How do difference equations help in understanding the relationships between various economic variables over time?
- Difference equations provide a framework for analyzing how current economic variables depend on past values. This allows economists to model complex systems where past outcomes influence future states, such as production levels or consumption patterns. By using these equations, we can see how shocks or changes in one part of the economy can ripple through and affect other sectors over time.
Discuss the significance of first-order versus higher-order difference equations in dynamic input-output models.

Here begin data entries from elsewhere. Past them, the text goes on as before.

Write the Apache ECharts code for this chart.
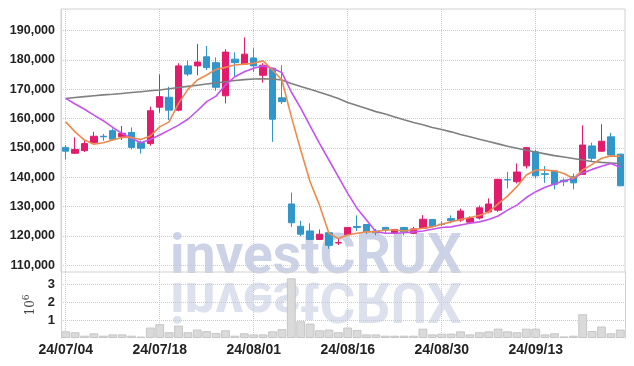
<!DOCTYPE html>
<html>
<head>
<meta charset="utf-8">
<script src="https://cdn.jsdelivr.net/npm/echarts@6/dist/echarts.min.js"></script>
<style>
html, body { margin: 0; padding: 0; background: #fff; }
#main { width: 634px; height: 366px; }
</style>
</head>
<body>
<div id="main"></div>
<script>
var dates = ['24/07/04','24/07/05','24/07/08','24/07/09','24/07/10','24/07/11','24/07/12','24/07/15','24/07/16','24/07/17',
    '24/07/18','24/07/19','24/07/22','24/07/23','24/07/24','24/07/25','24/07/26','24/07/29','24/07/30','24/07/31',
    '24/08/01','24/08/02','24/08/05','24/08/06','24/08/07','24/08/08','24/08/09','24/08/12','24/08/13','24/08/14',
    '24/08/16','24/08/19','24/08/20','24/08/21','24/08/22','24/08/23','24/08/26','24/08/27','24/08/28','24/08/29',
    '24/08/30','24/09/02','24/09/03','24/09/04','24/09/05','24/09/06','24/09/09','24/09/10','24/09/11','24/09/12',
    '24/09/13','24/09/19','24/09/20','24/09/23','24/09/24','24/09/25','24/09/26','24/09/27','24/09/30','24/10/02'];

var openP = [150200,148200,149100,151900,154000,155900,153800,155300,151800,151500,
    163900,167300,162900,178000,178000,181100,179100,167800,180300,178600,
    180700,174800,177200,167100,130900,123300,121700,118800,121100,117600,
    120400,123200,123900,121700,122900,120900,122900,120900,122600,125600,
    124000,125900,125400,124700,126100,128200,128800,139200,138500,143900,
    148700,141200,142200,139000,140200,141000,150700,148900,153800,147900];
var closeP = [148900,149500,151500,154000,153800,153000,155000,150200,149900,162700,
    167500,162900,178000,175200,179300,177400,170700,182700,179100,182000,
    178000,178200,159800,165800,124500,120600,118800,120600,116800,117700,
    122900,122900,121400,121100,122000,122200,121300,122400,125700,123200,
    123900,125200,128500,126100,129600,130900,139300,139100,141800,150100,
    140500,141000,137600,138500,138100,151000,146500,152300,147600,137100];
var lowP = [146100,147900,148600,151600,152500,152800,152700,149500,148100,150800,
    162000,159500,162500,174500,174800,176600,169500,165200,174300,178300,
    176000,172300,152100,165000,123100,119900,118600,118600,115600,116900,
    120300,121700,120600,120200,120600,120600,120200,120600,122400,122900,
    123300,124300,124800,124500,125600,127700,128200,136200,137900,143000,
    139600,138100,135900,137000,135900,140800,145600,148700,147300,137000];
var highP = [151000,153600,152700,155500,154800,156600,157500,157000,152500,164100,
    175100,170900,178900,179800,185500,184800,180900,183700,182600,187700,
    184000,178900,177300,178200,134800,125200,124300,122200,121300,119100,
    123000,127000,124000,122400,123100,122400,123100,123100,127100,125800,
    125000,127000,129300,126700,130400,132800,139500,141900,144700,150400,
    149300,143800,142200,139600,141300,157700,151800,158100,155200,148000];
var volumes = [370000,320000,130000,260000,130000,200000,200000,130000,80000,580000,
    770000,320000,690000,320000,470000,380000,280000,430000,130000,260000,
    200000,200000,370000,490000,3320000,930000,800000,430000,470000,320000,
    580000,450000,200000,200000,130000,130000,130000,130000,520000,200000,
    240000,240000,370000,200000,320000,370000,520000,370000,320000,520000,
    520000,200000,260000,90000,130000,1320000,390000,640000,260000,470000];
var ma5 = [158900,155500,152700,151300,151800,152700,153600,153600,152900,154100,
    157200,158900,165200,170000,173200,174900,176800,177500,178300,178600,
    178900,179700,176600,173200,160700,149300,138500,130500,120900,119100,
    120300,120900,121400,121400,122000,122000,121700,122200,122600,123100,
    124000,124800,125600,126300,127000,128200,130900,133600,136800,140800,
    142500,142500,142200,141300,139600,142500,144400,146500,147300,147200];
var ma10 = [166900,165000,163200,161200,159300,157000,155000,153300,151800,152900,
    154400,156100,157800,159800,162700,165800,167700,171500,174300,176000,
    177200,178000,177200,175700,169100,163600,157500,151600,145900,140200,
    134500,129400,125400,121400,120900,120900,121100,121400,121700,122300,
    122900,123100,123700,124300,124800,125600,126800,128800,130500,133100,
    135100,136600,137700,138800,139600,141500,142700,143800,144700,143400];
var maLong = [166900,167200,167500,167800,168100,168300,168600,168900,169200,169500,
    169800,170200,170600,171000,171400,171800,172200,172600,173000,173300,
    173500,173600,173500,173200,172000,171000,170000,169000,168000,166900,
    165500,164500,163500,162400,161600,160600,159600,158700,157900,157000,
    156300,155500,154600,153800,153000,152200,151400,150600,149900,149200,
    148600,148000,147400,146900,146400,145900,145400,145100,144900,144700];
var priceTicks = [110000,120000,130000,140000,150000,160000,170000,180000,190000];
var volTicks = [1000000,2000000,3000000];

var candleData = [];
for (var i = 0; i < dates.length; i++) {
    candleData.push([openP[i], closeP[i], lowP[i], highP[i]]);
}

var labelFont = "'Liberation Sans', Arial, sans-serif";
var gridDot = { color: '#c5c9dc', type: 'dotted', width: 1 };

var chart = echarts.init(document.getElementById('main'));
var option = {
    animation: false,
    backgroundColor: '#fff',
    grid: [
        { left: 61, right: 9, top: 9, height: 263, show: true, borderColor: '#d2d2d2', borderWidth: 1,
          containLabel: false, outerBoundsMode: 'none' },
        { left: 61, right: 9, top: 272, height: 66, containLabel: false, outerBoundsMode: 'none' }
    ],
    graphic: [
        {
            type: 'text', x: 316, y: 259, z: -10, silent: true,
            style: {
                text: 'investCRUX', fill: '#cdd3e6',
                font: 'bold 55px Roboto, sans-serif',
                align: 'center', verticalAlign: 'middle',
                textAlign: 'center', textVerticalAlign: 'middle'
            }
        },
        {
            type: 'text', x: 316, y: 297, scaleY: -1, z: -10, silent: true,
            style: {
                text: 'investCRUX', fill: '#dde1ee',
                font: 'bold 55px Roboto, sans-serif',
                align: 'center', verticalAlign: 'middle',
                textAlign: 'center', textVerticalAlign: 'middle'
            }
        }
    ],
    xAxis: [
        {
            type: 'category', gridIndex: 0, data: dates, boundaryGap: true,
            axisLine: { show: false }, axisTick: { show: false }, axisLabel: { show: false },
            splitLine: { show: true, interval: 9, alignWithLabel: true, lineStyle: gridDot }
        },
        {
            type: 'category', gridIndex: 1, data: dates, boundaryGap: true,
            axisLine: { show: false }, axisTick: { show: false },
            axisLabel: {
                interval: 9, margin: 5, color: '#222',
                fontFamily: labelFont, fontSize: 14, fontWeight: 'bold'
            },
            splitLine: { show: true, interval: 9, alignWithLabel: true, lineStyle: gridDot }
        }
    ],
    yAxis: [
        {
            type: 'value', gridIndex: 0, min: 107700, max: 197400, scale: true,
            axisLine: { show: true, lineStyle: { color: '#d2d2d2' } },
            axisTick: { show: false, customValues: priceTicks },
            axisLabel: {
                customValues: priceTicks, color: '#222', margin: 6,
                fontFamily: labelFont, fontSize: 12.5, fontWeight: 'bold',
                formatter: function (v) { return v.toLocaleString('en-US'); }
            },
            splitLine: { show: true, lineStyle: gridDot }
        },
        {
            type: 'value', gridIndex: 1, min: 0, max: 3670000,
            name: '{a|10}{b|6}', nameLocation: 'middle', nameGap: 15, nameRotate: 90,
            nameTextStyle: {
                rich: {
                    a: { fontSize: 12, color: '#444', fontFamily: 'DejaVu Serif' },
                    b: { fontSize: 9, color: '#444', fontFamily: 'DejaVu Serif', verticalAlign: 'top', padding: [0, 0, 8, 0] }
                }
            },
            axisLine: { show: true, lineStyle: { color: '#d2d2d2' } },
            axisTick: { show: false, customValues: volTicks },
            axisLabel: {
                customValues: volTicks, color: '#222', margin: 6,
                fontFamily: labelFont, fontSize: 13, fontWeight: 'bold',
                formatter: function (v) { return String(v / 1000000); }
            },
            splitLine: { show: true, lineStyle: gridDot }
        },
        {
            type: 'value', gridIndex: 1, position: 'right', min: 0, max: 3670000,
            axisLine: { show: true, lineStyle: { color: '#d2d2d2' } },
            axisTick: { show: false }, axisLabel: { show: false }, splitLine: { show: false }
        }
    ],
    series: [
        {
            type: 'candlestick', xAxisIndex: 0, yAxisIndex: 0, data: candleData,
            barWidth: 7, z: 2,
            itemStyle: {
                color: '#e31b6c', borderColor: '#e31b6c',
                color0: '#3196c9', borderColor0: '#3196c9', borderWidth: 1
            }
        },
        {
            type: 'line', xAxisIndex: 0, yAxisIndex: 0, data: maLong, symbol: 'none', z: 3,
            lineStyle: { color: '#7f7f7f', width: 1.6 }
        },
        {
            type: 'line', xAxisIndex: 0, yAxisIndex: 0, data: ma10, symbol: 'none', z: 3,
            lineStyle: { color: '#c651ef', width: 1.6 }
        },
        {
            type: 'line', xAxisIndex: 0, yAxisIndex: 0, data: ma5, symbol: 'none', z: 3,
            lineStyle: { color: '#ef8a4c', width: 1.6 }
        },
        {
            type: 'bar', xAxisIndex: 1, yAxisIndex: 1, data: volumes, barWidth: '94%',
            itemStyle: { color: '#dadada', borderColor: '#c6c6c6', borderWidth: 1 }
        }
    ]
};
chart.setOption(option);
</script>
</body>
</html>
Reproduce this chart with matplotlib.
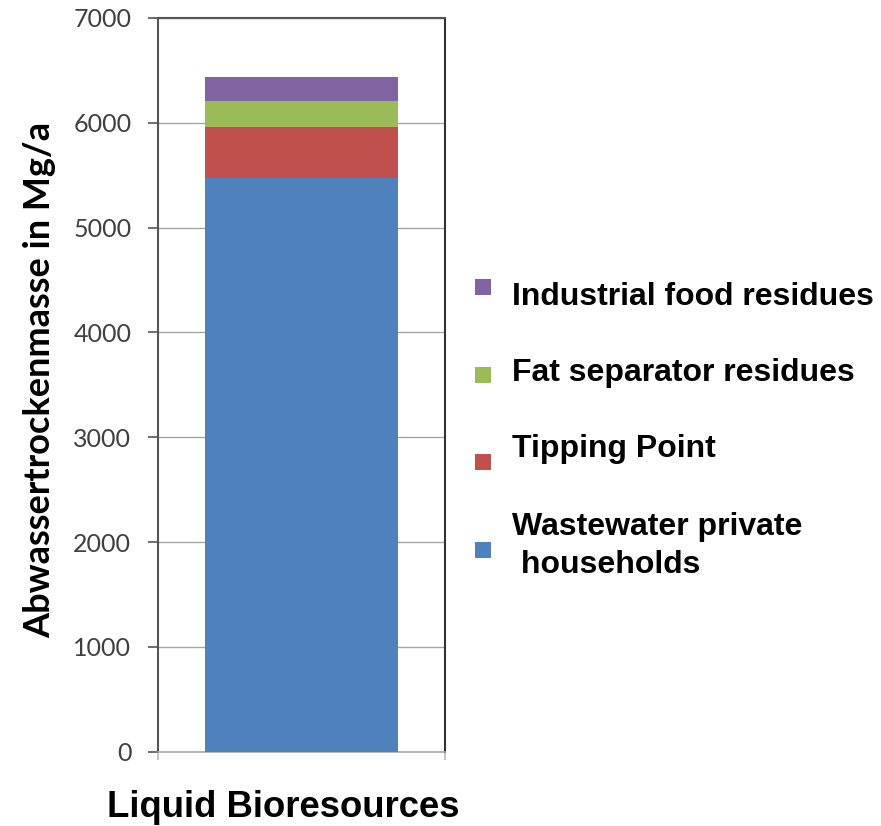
import matplotlib
matplotlib.use("Agg")
import matplotlib.pyplot as plt
from matplotlib.patches import Rectangle
import numpy as np

# Data
category = ["Liquid Bioresources"]
series_names = [
    "Wastewater private\n households",
    "Tipping Point",
    "Fat separator residues",
    "Industrial food residues",
]
series_values = [5470, 490, 250, 230]
series_colors = ["#4F81BD", "#C0504D", "#9BBB59", "#8064A2"]
y_ticks = [0, 1000, 2000, 3000, 4000, 5000, 6000, 7000]

W, H = 881, 826
fig = plt.figure(figsize=(W / 100, H / 100), dpi=100)
ax = fig.add_axes([158 / W, 1 - 751.7 / H, (445 - 158) / W, (751.7 - 18) / H])

# Stacked bar
bottom = 0
for name, val, col in zip(series_names, series_values, series_colors):
    ax.bar(0, val, width=0.671, bottom=bottom, color=col, edgecolor="none", zorder=3)
    bottom += val

ax.set_xlim(-0.5, 0.5)
ax.set_ylim(0, 7000)
ax.set_yticks(y_ticks)
ax.set_yticklabels([str(t) for t in y_ticks], fontfamily="Lato", fontsize=18, color="#404040")
ax.tick_params(axis="y", direction="out", length=7.2, width=1.2, color="#555555", pad=12)
ax.set_xticks([-0.5, 0.5])
ax.set_xticklabels([])
ax.tick_params(axis="x", direction="out", length=6, width=1.2, color="#BBBBBB")

ax.yaxis.grid(True, color="#A6A6A6", linewidth=1.0, zorder=0)
ax.set_axisbelow(True)

for side in ("left", "top"):
    ax.spines[side].set_color("#555555")
    ax.spines[side].set_linewidth(1.5)
ax.spines["right"].set_color("#333333")
ax.spines["right"].set_linewidth(1.5)
ax.spines["bottom"].set_color("#AAAAAA")
ax.spines["bottom"].set_linewidth(1.2)

# Axis titles
fig.text(40 / W, 1 - 380 / H, "Abwassertrockenmasse in Mg/a", rotation=90,
         ha="center", va="center", fontfamily="Lato", fontweight="bold",
         fontsize=26, color="black")
fig.text(283 / W, 1 - 817 / H, category[0], ha="center", va="baseline",
         fontfamily="Liberation Sans", fontweight="bold", fontsize=26.3, color="black")

# Legend (top to bottom: reverse stacking order)
marker_y = [550, 462, 374.8, 286.8]
text_baselines = [[535, 573.3], [457.3], [380.7], [305]]
for name, col, my, bls in zip(series_names, series_colors, marker_y, text_baselines):
    fig.patches.append(Rectangle((475 / W, 1 - (my + 7.8) / H), 15.6 / W, 15.6 / H,
                                 transform=fig.transFigure, facecolor=col,
                                 edgecolor="none", figure=fig))
    for line, bl in zip(name.split("\n"), bls):
        fig.text(512 / W, 1 - bl / H, line, ha="left", va="baseline",
                 fontfamily="Liberation Sans", fontweight="bold", fontsize=23,
                 color="black")

fig.savefig("out.png", dpi=100, facecolor="white")
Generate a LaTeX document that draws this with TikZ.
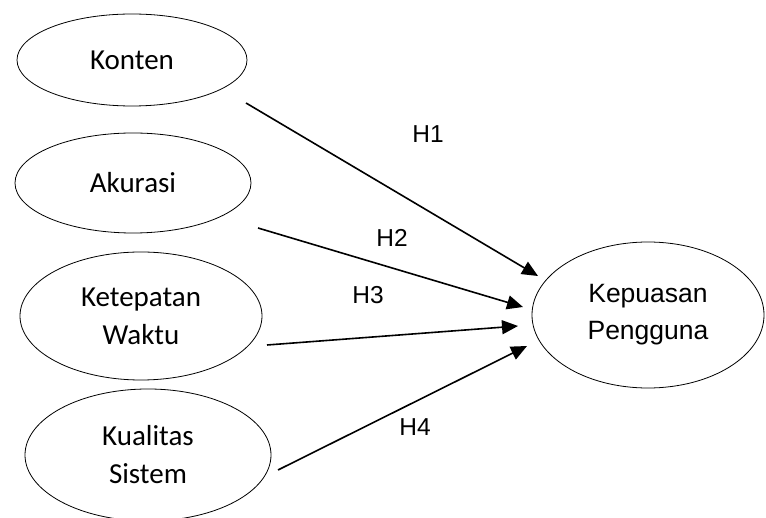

- First-order difference equations relate a current value directly to its immediate predecessor, making them simpler and easier to analyze. In contrast, higher-order difference equations involve multiple previous values, allowing for more complex relationships and dependencies. In dynamic input-output models, using higher-order equations can provide deeper insights into long-term trends and feedback loops within the economy, as they capture interactions across several time periods.
Evaluate the role of stability analysis in relation to difference equations and their implications for economic forecasting.
- Stability analysis is crucial when working with difference equations because it helps determine how small changes in initial conditions or parameters can impact the long-term behavior of a system. Understanding whether a system converges to a steady state or diverges helps economists make accurate forecasts about future economic conditions. This analysis is particularly important in dynamic input-output models, as it informs policymakers about potential risks and the resilience of economic systems to shocks.